AFP , Tuesday 24 Jun 2014

Lebanon
Lebanese army soldiers secure a site of an explosion that occured on Monday night in the southern suburbs of the Lebanese capital Beirut June 24, 2014. (Photo:Reuters)

An overnight suicide blast in Beirut's southern suburbs, Hezbollah's main bastion, killed a security officer who had tried to stop the bomber, a Lebanese security source told AFP on Tuesday.

The explosion happened at around midnight local time (2100 GMT Monday) near an army checkpoint and a cafe where football fans were watching a World Cup match.

An army statement earlier said a suicide attacker driving a white Mercedes "blew himself up at an army checkpoint at the Tayuneh roundabout (in southern Beirut), wounding several civilians".

The official National News Agency reported 12 people wounded in the blast.

On Tuesday, a security source told AFP that a high-ranking General Security Agency officer whom the army had reported missing had "been martyred".

Remains were undergoing DNA testing to confirm that they were indeed those of Abdel Karim Hodroj, the source added.

Speaking on condition of anonymity, the security source said Hodroj and his colleague Ali Jaber, who was wounded, "were passing through the area... They felt a vehicle that was going against the traffic flow was suspicious.

"Then vehicle stopped in the middle of the road, and a man got out. (Hodroj and his colleague) stopped him and questioned him.
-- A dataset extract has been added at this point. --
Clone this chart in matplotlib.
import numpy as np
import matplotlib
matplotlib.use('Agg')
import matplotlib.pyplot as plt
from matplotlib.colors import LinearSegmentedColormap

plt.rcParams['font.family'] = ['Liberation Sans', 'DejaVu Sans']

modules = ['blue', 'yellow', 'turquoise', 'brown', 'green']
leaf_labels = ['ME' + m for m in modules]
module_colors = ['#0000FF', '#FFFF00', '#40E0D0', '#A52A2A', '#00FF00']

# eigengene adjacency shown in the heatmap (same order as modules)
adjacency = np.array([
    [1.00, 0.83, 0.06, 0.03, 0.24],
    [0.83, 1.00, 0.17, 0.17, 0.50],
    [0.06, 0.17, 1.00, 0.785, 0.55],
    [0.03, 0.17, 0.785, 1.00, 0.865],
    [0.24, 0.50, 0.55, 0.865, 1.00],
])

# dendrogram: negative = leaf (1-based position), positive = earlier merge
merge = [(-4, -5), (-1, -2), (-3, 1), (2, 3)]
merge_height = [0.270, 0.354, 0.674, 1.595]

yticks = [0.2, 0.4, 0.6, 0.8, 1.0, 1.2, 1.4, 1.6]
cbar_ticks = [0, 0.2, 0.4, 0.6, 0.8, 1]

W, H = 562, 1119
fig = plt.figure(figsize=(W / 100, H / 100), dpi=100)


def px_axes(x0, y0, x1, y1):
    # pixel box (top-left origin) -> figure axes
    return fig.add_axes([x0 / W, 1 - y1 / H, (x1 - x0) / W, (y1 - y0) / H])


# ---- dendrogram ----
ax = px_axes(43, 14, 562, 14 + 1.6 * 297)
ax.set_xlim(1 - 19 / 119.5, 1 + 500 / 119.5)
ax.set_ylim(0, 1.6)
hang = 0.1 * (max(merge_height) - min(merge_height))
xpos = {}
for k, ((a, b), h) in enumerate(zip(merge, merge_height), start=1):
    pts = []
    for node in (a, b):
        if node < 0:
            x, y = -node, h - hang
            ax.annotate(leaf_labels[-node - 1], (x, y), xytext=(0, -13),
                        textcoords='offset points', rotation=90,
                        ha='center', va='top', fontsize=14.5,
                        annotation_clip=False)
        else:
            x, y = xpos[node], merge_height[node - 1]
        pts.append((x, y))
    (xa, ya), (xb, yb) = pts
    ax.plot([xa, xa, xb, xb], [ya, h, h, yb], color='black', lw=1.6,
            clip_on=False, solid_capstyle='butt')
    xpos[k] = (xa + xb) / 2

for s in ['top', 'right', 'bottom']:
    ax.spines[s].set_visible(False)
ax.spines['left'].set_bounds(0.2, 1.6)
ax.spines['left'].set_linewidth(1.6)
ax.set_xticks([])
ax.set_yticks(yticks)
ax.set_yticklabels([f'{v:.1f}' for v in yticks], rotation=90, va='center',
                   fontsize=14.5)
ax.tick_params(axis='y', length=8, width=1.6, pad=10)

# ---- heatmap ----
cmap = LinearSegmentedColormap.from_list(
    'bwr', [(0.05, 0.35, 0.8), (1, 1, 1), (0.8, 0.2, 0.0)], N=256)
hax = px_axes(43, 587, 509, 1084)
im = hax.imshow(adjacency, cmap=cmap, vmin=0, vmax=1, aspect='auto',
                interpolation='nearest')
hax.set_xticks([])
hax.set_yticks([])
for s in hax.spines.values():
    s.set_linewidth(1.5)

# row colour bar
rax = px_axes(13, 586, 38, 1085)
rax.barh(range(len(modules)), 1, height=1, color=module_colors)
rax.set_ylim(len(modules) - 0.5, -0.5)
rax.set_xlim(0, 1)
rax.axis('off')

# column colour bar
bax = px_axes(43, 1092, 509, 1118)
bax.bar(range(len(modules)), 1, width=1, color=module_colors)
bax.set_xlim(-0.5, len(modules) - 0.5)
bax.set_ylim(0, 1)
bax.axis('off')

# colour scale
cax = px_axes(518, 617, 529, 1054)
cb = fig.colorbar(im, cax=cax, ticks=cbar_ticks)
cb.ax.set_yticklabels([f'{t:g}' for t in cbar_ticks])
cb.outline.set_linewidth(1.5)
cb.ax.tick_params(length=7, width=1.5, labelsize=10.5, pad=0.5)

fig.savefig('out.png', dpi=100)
The man said his car key was broken, and he couldn't drive any more," the source said.

The driver's suspicious behaviour led Jaber to go to the nearby army checkpoint to report him.

"Hodroj remained with the suicide attacker to ensure he wouldn't get away," the security source said.

Jaber was 30 metres (yards) away when "the explosion happened".

The bombing came three days after a suicide attack in east Lebanon killed one person and wounded 30.

Southern Beirut, a stronghold of Lebanon's Shiite movement Hezbollah, has been targeted by attacks for months.

Most incidents were claimed by Sunni extremists because Hezbollah sent thousands of fighters into neighbouring Syria to support President Bashar al-Assad's forces battling rebels.